Again in context, the
multifarious woodwind lines of The Rite
of Spring’s opening sounded as if a response to Berio. Wilder, I think,
even now: testament to a performance that refused to treat this totemic work as
a glossy ‘orchestral showpiece’. It was never, ever slick, constantly
ratcheting the rhythmic and harmonic
tension. Given Stravinsky’s method, ‘developed’ is probably the wrong word, yet
Bychkov heard and projected it as a single, vivid narrative that yet gave space
and voice to its individual scenes.

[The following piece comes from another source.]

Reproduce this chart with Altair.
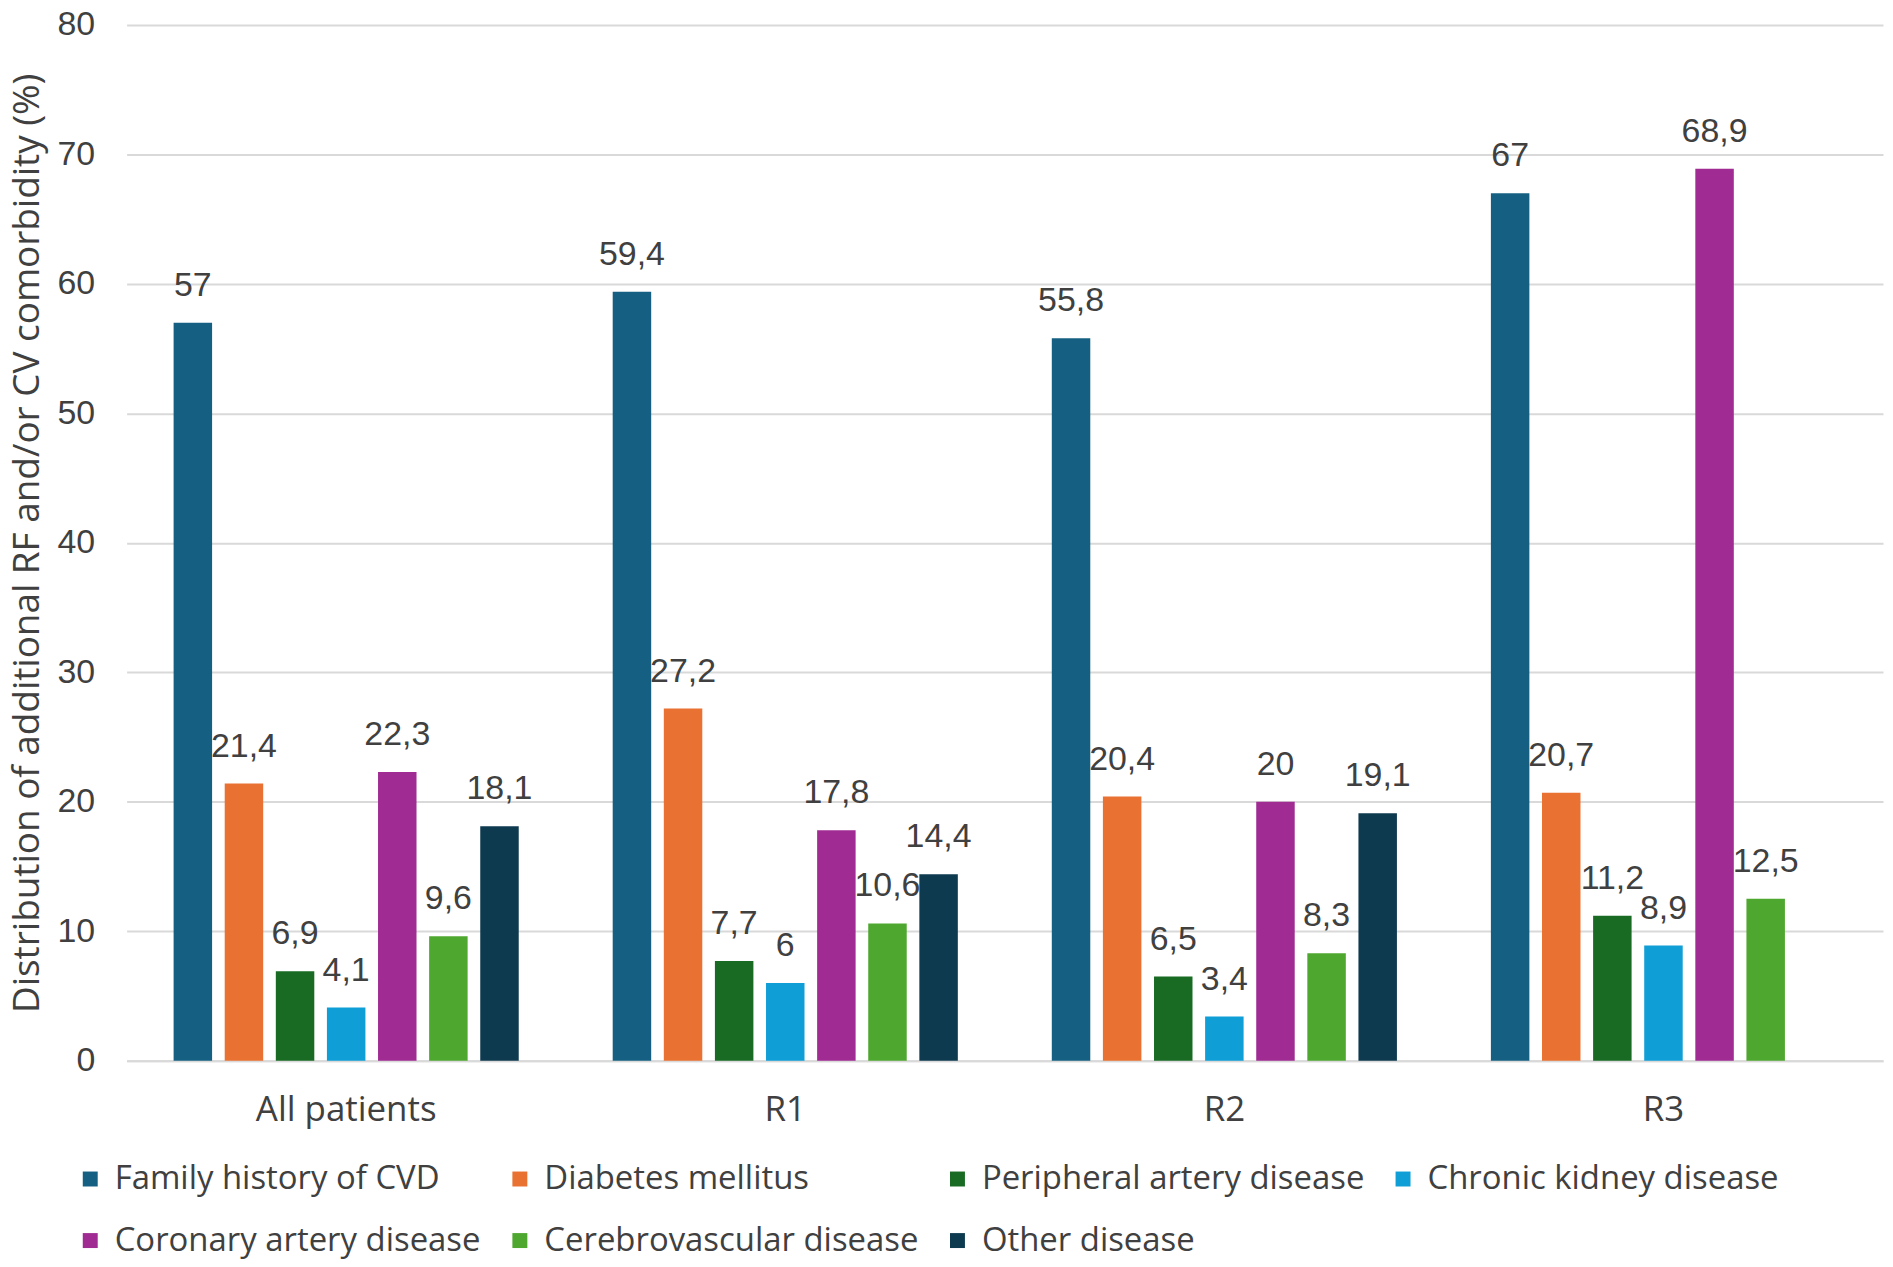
import altair as alt
import pandas as pd

groups = ["All patients", "R1", "R2", "R3"]
series = [
    "Family history of CVD",
    "Diabetes mellitus",
    "Peripheral artery disease",
    "Chronic kidney disease",
    "Coronary artery disease",
    "Cerebrovascular disease",
    "Other disease",
]
colors = ["#156082", "#E97132", "#196B24", "#0F9ED5", "#A02B93", "#4EA72E", "#0D3A4F"]

# values per series, in group order (None = no bar)
family_history = [57, 59.4, 55.8, 67]
diabetes = [21.4, 27.2, 20.4, 20.7]
peripheral = [6.9, 7.7, 6.5, 11.2]
chronic_kidney = [4.1, 6, 3.4, 8.9]
coronary = [22.3, 17.8, 20, 68.9]
cerebrovascular = [9.6, 10.6, 8.3, 12.5]
other = [18.1, 14.4, 19.1, None]

values = [family_history, diabetes, peripheral, chronic_kidney, coronary, cerebrovascular, other]

rows = []
for s, vals in zip(series, values):
    for g, v in zip(groups, vals):
        if v is None:
            continue
        rows.append({"group": g, "series": s, "value": v,
                     "label": f"{v:g}".replace(".", ",")})
df = pd.DataFrame(rows)

TEXT_FONT = "Open Sans"
NUM_FONT = "Liberation Sans"

x = alt.X("group:N", sort=groups, title=None,
          scale=alt.Scale(paddingInner=0.214, paddingOuter=0.107),
          axis=alt.Axis(labelAngle=0, labelFont=TEXT_FONT, labelFontSize=35,
                        labelColor="#404040", labelPadding=32, labelLimit=600,
                        ticks=False, grid=False,
                        domainColor="#d9d9d9", domainWidth=2))
xo = alt.XOffset("series:N", sort=series, scale=alt.Scale(paddingInner=0.247, paddingOuter=0))
y = alt.Y("value:Q", title="Distribution of additional RF and/or CV comorbidity (%)",
          scale=alt.Scale(domain=[0, 80]),
          axis=alt.Axis(values=list(range(0, 81, 10)), grid=True, gridColor="#d9d9d9",
                        gridWidth=2, domain=False, ticks=False, labelFont=NUM_FONT,
                        labelFontSize=34, labelColor="#404040", labelPadding=32,
                        titleFont=TEXT_FONT, titleFontSize=37, titleFontWeight="normal",
                        titleColor="#404040", titlePadding=11))
color = alt.Color("series:N", sort=series, scale=alt.Scale(domain=series, range=colors),
                  legend=alt.Legend(title=None, orient="none", legendX=-53, legendY=1141,
                                    columns=4, direction="horizontal",
                                    symbolType="square", symbolSize=225, symbolStrokeWidth=0,
                                    labelFont=TEXT_FONT, labelFontSize=33, labelColor="#404040",
                                    labelOffset=8, labelLimit=600, columnPadding=22,
                                    rowPadding=28, padding=0))

bars = alt.Chart(df).mark_bar().encode(x=x, xOffset=xo, y=y, color=color)
labels = alt.Chart(df).mark_text(baseline="bottom", dy=-20, font=NUM_FONT, fontSize=34,
                                 color="#404040").encode(
    x=x, xOffset=xo, y=y, text="label:N")

chart = (bars + labels).properties(
    width=1762, height=1039,
    background="white",
    autosize=alt.AutoSizeParams(type="none"),
    padding={"left": 119, "top": 15, "right": 2, "bottom": 200},
).configure_view(stroke="transparent", strokeWidth=0)

chart.save("out.html", embed_options={"renderer": "svg", "actions": False})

Motivic insistence and transformation
rightly did much of the work, grinding of ritualistic gears lacking nothing in
force, willpower, and fatal inevitability, such affinities and conflicts readily
evoking parallels in the previous two works on the programme. ‘The Sacrifice’
began as if a second act to a wordless opera; in a sense, it is: a new world or
at least a new standpoint that only makes sense in reference to its
predecessor. (Might one not say the same of movements of a symphony, or a
sinfonia?) There was strangeness here that was anything but appliqué: no effort to be different, no
effort to impress. Perhaps the challenge of playing the Rite today is actually to play it as music. Perhaps the same might also
be said of the challenge of listening to it and indeed to any music.